REQUIREMENTS: Reproduce each line exactly. Skip none.

PROVIDED DATA:

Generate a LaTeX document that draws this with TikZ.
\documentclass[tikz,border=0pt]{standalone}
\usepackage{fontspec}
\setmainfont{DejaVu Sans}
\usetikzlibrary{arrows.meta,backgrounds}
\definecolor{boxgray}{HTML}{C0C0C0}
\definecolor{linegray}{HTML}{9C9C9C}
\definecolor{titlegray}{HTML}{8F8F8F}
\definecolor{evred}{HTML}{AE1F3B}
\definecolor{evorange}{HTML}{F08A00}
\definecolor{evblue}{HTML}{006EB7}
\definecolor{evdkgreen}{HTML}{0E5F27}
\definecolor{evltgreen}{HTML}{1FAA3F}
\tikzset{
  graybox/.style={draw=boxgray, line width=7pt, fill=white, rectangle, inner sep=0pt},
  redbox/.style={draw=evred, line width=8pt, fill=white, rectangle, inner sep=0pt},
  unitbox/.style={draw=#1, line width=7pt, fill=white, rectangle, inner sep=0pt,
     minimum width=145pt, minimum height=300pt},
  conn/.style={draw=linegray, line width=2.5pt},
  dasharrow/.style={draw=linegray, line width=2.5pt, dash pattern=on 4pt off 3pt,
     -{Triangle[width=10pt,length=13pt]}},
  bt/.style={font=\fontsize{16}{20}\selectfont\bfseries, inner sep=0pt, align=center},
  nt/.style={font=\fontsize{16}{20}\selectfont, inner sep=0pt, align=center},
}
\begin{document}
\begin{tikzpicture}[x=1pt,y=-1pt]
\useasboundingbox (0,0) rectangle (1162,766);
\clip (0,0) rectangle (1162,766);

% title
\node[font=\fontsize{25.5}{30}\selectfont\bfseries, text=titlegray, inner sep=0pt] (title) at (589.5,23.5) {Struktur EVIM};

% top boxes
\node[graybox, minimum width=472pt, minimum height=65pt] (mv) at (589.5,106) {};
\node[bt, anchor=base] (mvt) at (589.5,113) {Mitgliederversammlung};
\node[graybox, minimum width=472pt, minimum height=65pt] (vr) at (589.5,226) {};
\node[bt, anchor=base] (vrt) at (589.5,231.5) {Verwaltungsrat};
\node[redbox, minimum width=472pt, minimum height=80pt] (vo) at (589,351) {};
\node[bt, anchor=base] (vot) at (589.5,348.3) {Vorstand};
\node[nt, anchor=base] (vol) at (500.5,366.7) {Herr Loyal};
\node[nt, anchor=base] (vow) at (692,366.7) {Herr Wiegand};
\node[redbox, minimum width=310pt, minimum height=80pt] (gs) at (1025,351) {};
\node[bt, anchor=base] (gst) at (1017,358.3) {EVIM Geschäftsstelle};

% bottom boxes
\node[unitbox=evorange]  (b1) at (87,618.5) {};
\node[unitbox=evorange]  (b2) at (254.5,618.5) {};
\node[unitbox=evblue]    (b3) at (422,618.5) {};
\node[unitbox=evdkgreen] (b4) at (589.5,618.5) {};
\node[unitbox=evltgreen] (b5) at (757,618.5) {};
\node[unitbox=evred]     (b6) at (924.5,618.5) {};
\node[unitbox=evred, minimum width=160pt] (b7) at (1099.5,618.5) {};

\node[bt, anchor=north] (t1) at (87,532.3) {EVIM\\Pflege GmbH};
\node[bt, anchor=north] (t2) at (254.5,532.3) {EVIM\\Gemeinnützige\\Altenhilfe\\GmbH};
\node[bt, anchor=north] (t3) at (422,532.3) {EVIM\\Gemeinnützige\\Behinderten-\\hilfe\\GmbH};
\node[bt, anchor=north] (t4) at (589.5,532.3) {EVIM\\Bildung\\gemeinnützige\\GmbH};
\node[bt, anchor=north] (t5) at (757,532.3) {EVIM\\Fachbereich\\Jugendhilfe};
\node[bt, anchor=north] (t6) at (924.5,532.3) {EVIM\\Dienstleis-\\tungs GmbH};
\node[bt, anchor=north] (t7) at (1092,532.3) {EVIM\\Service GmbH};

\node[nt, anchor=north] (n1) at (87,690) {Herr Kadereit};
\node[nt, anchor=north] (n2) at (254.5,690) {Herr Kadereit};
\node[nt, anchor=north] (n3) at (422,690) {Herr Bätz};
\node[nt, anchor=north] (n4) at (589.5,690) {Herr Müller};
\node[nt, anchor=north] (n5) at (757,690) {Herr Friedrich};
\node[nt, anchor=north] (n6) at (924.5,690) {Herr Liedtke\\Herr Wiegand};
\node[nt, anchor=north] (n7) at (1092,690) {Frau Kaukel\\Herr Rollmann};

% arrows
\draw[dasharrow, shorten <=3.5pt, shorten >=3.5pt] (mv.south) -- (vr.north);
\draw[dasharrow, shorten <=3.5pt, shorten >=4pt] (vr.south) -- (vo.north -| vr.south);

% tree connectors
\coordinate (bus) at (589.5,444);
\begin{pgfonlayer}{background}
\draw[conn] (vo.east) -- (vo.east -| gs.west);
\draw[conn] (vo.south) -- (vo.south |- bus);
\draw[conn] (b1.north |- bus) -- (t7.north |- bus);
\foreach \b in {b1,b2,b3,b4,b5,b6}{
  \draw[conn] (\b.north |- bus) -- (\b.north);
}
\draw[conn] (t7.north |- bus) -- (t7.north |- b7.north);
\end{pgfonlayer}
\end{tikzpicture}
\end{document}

ANSWER TO THIS EXERCISE:
Generate a LaTeX document that draws this with TikZ.
\documentclass[tikz,border=0pt]{standalone}
\usepackage{fontspec}
\setmainfont{DejaVu Sans}
\usetikzlibrary{arrows.meta,backgrounds}
\definecolor{boxgray}{HTML}{C0C0C0}
\definecolor{linegray}{HTML}{9C9C9C}
\definecolor{titlegray}{HTML}{8F8F8F}
\definecolor{evred}{HTML}{AE1F3B}
\definecolor{evorange}{HTML}{F08A00}
\definecolor{evblue}{HTML}{006EB7}
\definecolor{evdkgreen}{HTML}{0E5F27}
\definecolor{evltgreen}{HTML}{1FAA3F}
\tikzset{
  graybox/.style={draw=boxgray, line width=7pt, fill=white, rectangle, inner sep=0pt},
  redbox/.style={draw=evred, line width=8pt, fill=white, rectangle, inner sep=0pt},
  unitbox/.style={draw=#1, line width=7pt, fill=white, rectangle, inner sep=0pt,
     minimum width=145pt, minimum height=300pt},
  conn/.style={draw=linegray, line width=2.5pt},
  dasharrow/.style={draw=linegray, line width=2.5pt, dash pattern=on 4pt off 3pt,
     -{Triangle[width=10pt,length=13pt]}},
  bt/.style={font=\fontsize{16}{20}\selectfont\bfseries, inner sep=0pt, align=center},
  nt/.style={font=\fontsize{16}{20}\selectfont, inner sep=0pt, align=center},
}
\begin{document}
\begin{tikzpicture}[x=1pt,y=-1pt]
\useasboundingbox (0,0) rectangle (1162,766);
\clip (0,0) rectangle (1162,766);

% title
\node[font=\fontsize{25.5}{30}\selectfont\bfseries, text=titlegray, inner sep=0pt] (title) at (589.5,23.5) {Struktur EVIM};

% top boxes
\node[graybox, minimum width=472pt, minimum height=65pt] (mv) at (589.5,106) {};
\node[bt, anchor=base] (mvt) at (589.5,113) {Mitgliederversammlung};
\node[graybox, minimum width=472pt, minimum height=65pt] (vr) at (589.5,226) {};
\node[bt, anchor=base] (vrt) at (589.5,231.5) {Verwaltungsrat};
\node[redbox, minimum width=472pt, minimum height=80pt] (vo) at (589,351) {};
\node[bt, anchor=base] (vot) at (589.5,348.3) {Vorstand};
\node[nt, anchor=base] (vol) at (500.5,366.7) {Herr Loyal};
\node[nt, anchor=base] (vow) at (692,366.7) {Herr Wiegand};
\node[redbox, minimum width=310pt, minimum height=80pt] (gs) at (1025,351) {};
\node[bt, anchor=base] (gst) at (1017,358.3) {EVIM Geschäftsstelle};

% bottom boxes
\node[unitbox=evorange]  (b1) at (87,618.5) {};
\node[unitbox=evorange]  (b2) at (254.5,618.5) {};
\node[unitbox=evblue]    (b3) at (422,618.5) {};
\node[unitbox=evdkgreen] (b4) at (589.5,618.5) {};
\node[unitbox=evltgreen] (b5) at (757,618.5) {};
\node[unitbox=evred]     (b6) at (924.5,618.5) {};
\node[unitbox=evred, minimum width=160pt] (b7) at (1099.5,618.5) {};

\node[bt, anchor=north] (t1) at (87,532.3) {EVIM\\Pflege GmbH};
\node[bt, anchor=north] (t2) at (254.5,532.3) {EVIM\\Gemeinnützige\\Altenhilfe\\GmbH};
\node[bt, anchor=north] (t3) at (422,532.3) {EVIM\\Gemeinnützige\\Behinderten-\\hilfe\\GmbH};
\node[bt, anchor=north] (t4) at (589.5,532.3) {EVIM\\Bildung\\gemeinnützige\\GmbH};
\node[bt, anchor=north] (t5) at (757,532.3) {EVIM\\Fachbereich\\Jugendhilfe};
\node[bt, anchor=north] (t6) at (924.5,532.3) {EVIM\\Dienstleis-\\tungs GmbH};
\node[bt, anchor=north] (t7) at (1092,532.3) {EVIM\\Service GmbH};

\node[nt, anchor=north] (n1) at (87,690) {Herr Kadereit};
\node[nt, anchor=north] (n2) at (254.5,690) {Herr Kadereit};
\node[nt, anchor=north] (n3) at (422,690) {Herr Bätz};
\node[nt, anchor=north] (n4) at (589.5,690) {Herr Müller};
\node[nt, anchor=north] (n5) at (757,690) {Herr Friedrich};
\node[nt, anchor=north] (n6) at (924.5,690) {Herr Liedtke\\Herr Wiegand};
\node[nt, anchor=north] (n7) at (1092,690) {Frau Kaukel\\Herr Rollmann};

% arrows
\draw[dasharrow, shorten <=3.5pt, shorten >=3.5pt] (mv.south) -- (vr.north);
\draw[dasharrow, shorten <=3.5pt, shorten >=4pt] (vr.south) -- (vo.north -| vr.south);

% tree connectors
\coordinate (bus) at (589.5,444);
\begin{pgfonlayer}{background}
\draw[conn] (vo.east) -- (vo.east -| gs.west);
\draw[conn] (vo.south) -- (vo.south |- bus);
\draw[conn] (b1.north |- bus) -- (t7.north |- bus);
\foreach \b in {b1,b2,b3,b4,b5,b6}{
  \draw[conn] (\b.north |- bus) -- (\b.north);
}
\draw[conn] (t7.north |- bus) -- (t7.north |- b7.north);
\end{pgfonlayer}
\end{tikzpicture}
\end{document}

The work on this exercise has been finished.